City council pursues tax freeze yet a hike still in cards
Council looking at biting the bullet on tax shift to help business
Calgarians will get their chance to go before city council Monday and tell politicians what they think of next year's budget.
A full day has been set aside for a public hearing on the budget, which must be held before council gets down to making adjustments to next year's spending plan.
The four-year budget was approved last November.
It includes a 3.03 per cent tax increase for 2020. But there's little appetite for that increase in this economic climate.
City council asked administration to present it with options for a 1.5 per cent tax hike as well as a tax freeze.
Both of those options call for spending cuts and job losses.
Push for zero
Council seems bullish on a freeze.
"Talking to my colleagues, it's going to be a zero," said Coun. Ward Sutherland. "There's a majority of my colleagues that want it to be a zero."
The tax freeze scenario includes an $8.4 million cut to the Calgary police budget, 236 city job cuts, less money for civic partners like the zoo and Heritage Park, as well as reductions for the library and Calgary Transit.
Some councillors have indicated they want to see the cuts go deeper but they aren't offering specific ideas.
Last week, council approved asking city unions to forgo a 1.5 per cent wage increase that kicks in on January 1. Sutherland said agreeing to the wage freeze could save jobs for city workers.
The same pitch was made to the unions last July but the idea was rejected, and 115 city workers were laid off in August and September.
Mayor has concerns
Mayor Naheed Nenshi said a tax freeze is possible but there would be significant impacts to city services.
"I want to make sure that my colleagues really understand the implications of making those cuts," said Nenshi.
He's more supportive of a 1.5 per cent tax hike, based on what is currently on the table.
For example, it would preserve the existing police budget. Through a reallocation of money, the city is looking at filling in a $13 million reduction in police revenues due to the recent provincial budget.
Still, the smaller tax hike would result in other spending cuts, including 177 job reductions and the deferral of a new fire station in north Calgary.
When a tax freeze isn't a freeze
Even if council votes in favour of a tax freeze for 2020, there's every reason to believe tax bills will still increase next year.

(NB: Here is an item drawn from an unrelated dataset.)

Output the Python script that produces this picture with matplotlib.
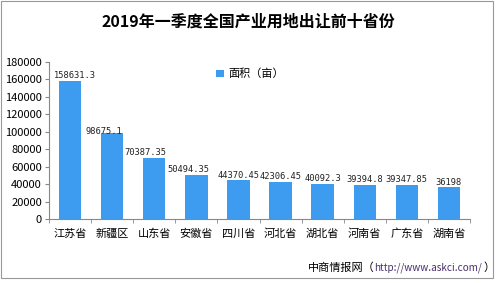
import matplotlib.pyplot as plt
import numpy as np
from matplotlib.patches import Rectangle

plt.rcParams['font.family'] = ['Noto Sans CJK SC', 'DejaVu Sans']

provinces = ['江苏省', '新疆区', '山东省', '安徽省', '四川省', '河北省', '湖北省', '河南省', '广东省', '湖南省']
area = [158631.3, 98675.1, 70387.35, 50494.35, 44370.45, 42306.45, 40092.3, 39394.8, 39347.85, 36198]
labels = ['158631.3', '98675.1', '70387.35', '50494.35', '44370.45', '42306.45', '40092.3', '39394.8', '39347.85', '36198']
# small horizontal nudges of the value labels, as in the original
label_shift = [0.12, -0.2, -0.2, -0.2, 0, 0, 0, 0, 0, 0]
label_lift = [6000, 1500, 6000, 6000, 6000, 6000, 6000, 6000, 6000, 6000]

fig = plt.figure(figsize=(5, 2.83), dpi=100)
ax = fig.add_axes([0.098, 0.226, 0.842, 0.555])

x = np.arange(len(provinces))
ax.bar(x, area, width=0.53, color='#3d9cf0', label='面积（亩）', zorder=2)

for xi, v, s, dx, dy in zip(x, area, labels, label_shift, label_lift):
    ax.text(xi + dx, v + dy, s, ha='center', va='center', fontsize=6.3,
            family=['DejaVu Sans Mono'], color='#222222')

ax.set_xlim(-0.5, len(provinces) - 0.5)
ax.set_ylim(0, 180000)
ax.set_yticks(np.arange(0, 180001, 20000))
ax.set_xticks(x)
ax.set_xticklabels(provinces, fontsize=8)
ax.set_xticks(np.arange(-0.5, len(provinces), 1), minor=True)
ax.tick_params(axis='x', which='major', length=0, pad=7)
ax.tick_params(axis='x', which='minor', length=3, color='#888888')
ax.tick_params(axis='y', labelsize=8, length=3, color='#888888', pad=2)

for side in ['top', 'right']:
    ax.spines[side].set_visible(False)
for side in ['left', 'bottom']:
    ax.spines[side].set_color('#888888')
    ax.spines[side].set_linewidth(0.8)

ax.legend(loc='upper left', bbox_to_anchor=(0.373, 1.02), frameon=False,
          fontsize=8, handlelength=0.7, handleheight=0.7, handletextpad=0.4)

fig.text(0.496, 0.925, '2019年一季度全国产业用地出让前十省份', ha='center', va='center',
         fontsize=11.5, fontweight='bold')
fig.text(0.616, 0.053, '中商情报网（', ha='left', va='center', fontsize=8)
fig.text(0.748, 0.053, 'http://www.askci.com/', ha='left', va='center', fontsize=7.2,
         color='#4a2f6e')
fig.text(0.966, 0.053, '）', ha='left', va='center', fontsize=8)

fig.patches.append(Rectangle((0.001, 0.018), 0.985, 0.98, transform=fig.transFigure,
                             fill=False, edgecolor='#999999', linewidth=0.8))

fig.savefig('out.png', dpi=100)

First, the provincial government has increased its education property tax requisition for this year by $15 million.
This year's taxes have already been collected by the city, so that's money it will have to add to next year's tax bills.
Second, council continues to grapple with a shift in the business property tax burden from the downtown to areas outside the core.

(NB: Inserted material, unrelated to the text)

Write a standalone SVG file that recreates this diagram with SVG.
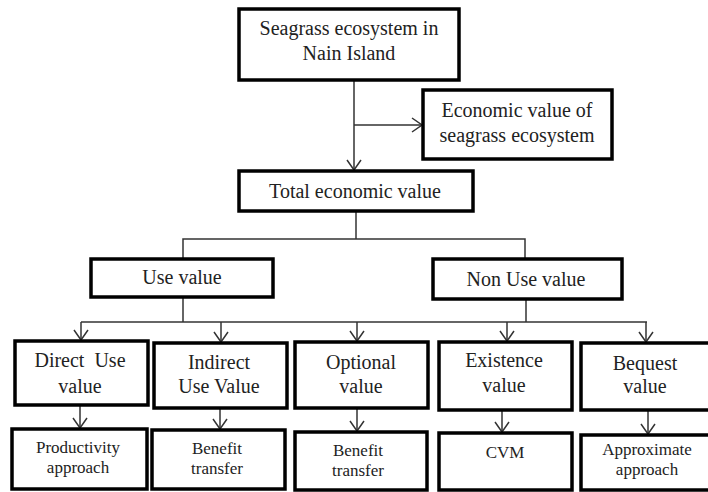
<svg xmlns="http://www.w3.org/2000/svg" width="708" height="492" viewBox="0 0 708 492">
<style>
.box{fill:#fff;stroke:#000;stroke-width:3.5}
.t{font-family:"Liberation Serif","Times New Roman",serif;font-size:20px;fill:#222;text-anchor:middle}
.s{font-size:17px}
.c{fill:none;stroke:#333;stroke-width:1.5}
</style>
<defs>
<marker id="ah" markerUnits="userSpaceOnUse" viewBox="0 0 12 16" refX="11" refY="8" markerWidth="12" markerHeight="16" orient="auto">
<path d="M1,1 L11,8 L1,15" fill="none" stroke="#333" stroke-width="1.5"/>
</marker>
</defs>
<rect width="708" height="492" fill="#fff"/>
<g id="connectors">
<line class="c" x1="354" y1="80" x2="354" y2="170" marker-end="url(#ah)"/>
<line class="c" x1="354" y1="125" x2="422" y2="125" marker-end="url(#ah)"/>
<polyline class="c" points="356,211 356,239"/>
<polyline class="c" points="183,259 183,239 525,239 525,259"/>
<line class="c" x1="183" y1="297" x2="183" y2="322"/>
<line class="c" x1="526" y1="299" x2="526" y2="322"/>
<line class="c" x1="81" y1="322" x2="647" y2="322"/>
<line class="c" x1="81" y1="322" x2="81" y2="340" marker-end="url(#ah)"/>
<line class="c" x1="221" y1="322" x2="221" y2="342" marker-end="url(#ah)"/>
<line class="c" x1="357" y1="322" x2="357" y2="341" marker-end="url(#ah)"/>
<line class="c" x1="507" y1="322" x2="507" y2="341" marker-end="url(#ah)"/>
<line class="c" x1="646" y1="322" x2="646" y2="342" marker-end="url(#ah)"/>
<line class="c" x1="80" y1="405" x2="80" y2="428" marker-end="url(#ah)"/>
<line class="c" x1="220" y1="408" x2="220" y2="429" marker-end="url(#ah)"/>
<line class="c" x1="357" y1="408" x2="357" y2="431" marker-end="url(#ah)"/>
<line class="c" x1="502" y1="410" x2="502" y2="432" marker-end="url(#ah)"/>
<line class="c" x1="648" y1="410" x2="648" y2="434" marker-end="url(#ah)"/>
</g>
<g id="seagrass">
<rect class="box" x="239" y="9" width="220" height="71"/>
<text class="t" x="349" y="35">Seagrass ecosystem in</text>
<text class="t" x="349" y="60">Nain Island</text>
</g>
<g id="economic">
<rect class="box" x="423" y="90" width="189" height="69"/>
<text class="t" x="517" y="117">Economic value of</text>
<text class="t" x="517" y="142">seagrass ecosystem</text>
</g>
<g id="total">
<rect class="box" x="239" y="171" width="234" height="40"/>
<text class="t" x="355" y="198">Total economic value</text>
</g>
<g id="use">
<rect class="box" x="91" y="259" width="182" height="38"/>
<text class="t" x="182" y="284">Use value</text>
</g>
<g id="nonuse">
<rect class="box" x="433" y="259" width="189" height="40"/>
<text class="t" x="526" y="286">Non Use value</text>
</g>
<g id="direct">
<rect class="box" x="15" y="341" width="133" height="64"/>
<text class="t" x="80" y="367" xml:space="preserve">Direct  Use</text>
<text class="t" x="80" y="393">value</text>
</g>
<g id="indirect">
<rect class="box" x="154" y="343" width="133" height="65"/>
<text class="t" x="219" y="369">Indirect</text>
<text class="t" x="219" y="393">Use Value</text>
</g>
<g id="optional">
<rect class="box" x="295" y="342" width="133" height="66"/>
<text class="t" x="361" y="369">Optional</text>
<text class="t" x="361" y="393">value</text>
</g>
<g id="existence">
<rect class="box" x="439" y="342" width="133" height="68"/>
<text class="t" x="504" y="367">Existence</text>
<text class="t" x="504" y="392">value</text>
</g>
<g id="bequest">
<rect class="box" x="581" y="343" width="131" height="67"/>
<text class="t" x="645" y="370">Bequest</text>
<text class="t" x="645" y="393">value</text>
</g>
<g id="productivity">
<rect class="box" x="12" y="429" width="135" height="60"/>
<text class="t s" x="78" y="453">Productivity</text>
<text class="t s" x="78" y="473">approach</text>
</g>
<g id="benefit1">
<rect class="box" x="152" y="430" width="133" height="59"/>
<text class="t s" x="217" y="454">Benefit</text>
<text class="t s" x="217" y="474">transfer</text>
</g>
<g id="benefit2">
<rect class="box" x="295" y="432" width="132" height="58"/>
<text class="t s" x="358" y="456">Benefit</text>
<text class="t s" x="358" y="476">transfer</text>
</g>
<g id="cvm">
<rect class="box" x="439" y="433" width="133" height="57"/>
<text class="t s" x="505" y="458">CVM</text>
</g>
<g id="approximate">
<rect class="box" x="581" y="435" width="131" height="55"/>
<text class="t s" x="647" y="455">Approximate</text>
<text class="t s" x="647" y="475">approach</text>
</g>
</svg>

Over the last three years, council has approved spending more than $200 million from savings accounts to give rebates to business property owners to offset double digit tax hikes.
Nenshi said council doesn't get much credit for having offered that support.
"I feel like even my own council members don't talk enough about what we've actually done," he said.
This year, there's no money left to give any rebates.
Tax shift coming soon?
Council will instead discuss shifting some of the non-residential tax burden over to homeowners.
It means that even if council approves a freeze, the shift would result in a tax hike for residential accounts.
Nenshi acknowledges that even if a tax shift happens, business property owners would still end up paying more tax next year.
"It's not going to fix the problem. It will help, but ultimately, there are only two long-term solutions to this problem," said Nenshi.
"One is tax reform, where we find different ways of collecting taxes that don't require, don't rely on how wealthy your landlord is compared to other landlords and number two is really filling the downtown."
Businesses want greater certainty
The president of the Calgary Chamber of Commerce, Sandip Lalli, said there are things council could do in addition to shifting the tax burden.
She said the city should sell some of its large holdings of land to gain revenue and increase the tax base.
"Look at the actual service delivery of what citizens are wanting and are you delivering that the most effective way?" said Lalli.
More than anything, Lalli would like to see city council find a longer term tax solution for business owners rather than lurching along year by year.
"Certainty is key to me. It determines how I put my business model forward. What do I charge my customers? Do I grow? Do I add another person to my payroll?"
Council has set aside five days for its annual budget debate.
Next year's tax bills cannot be finalized until after the provincial budget is presented in the spring. That's when its education property tax requisition for 2020 will be known.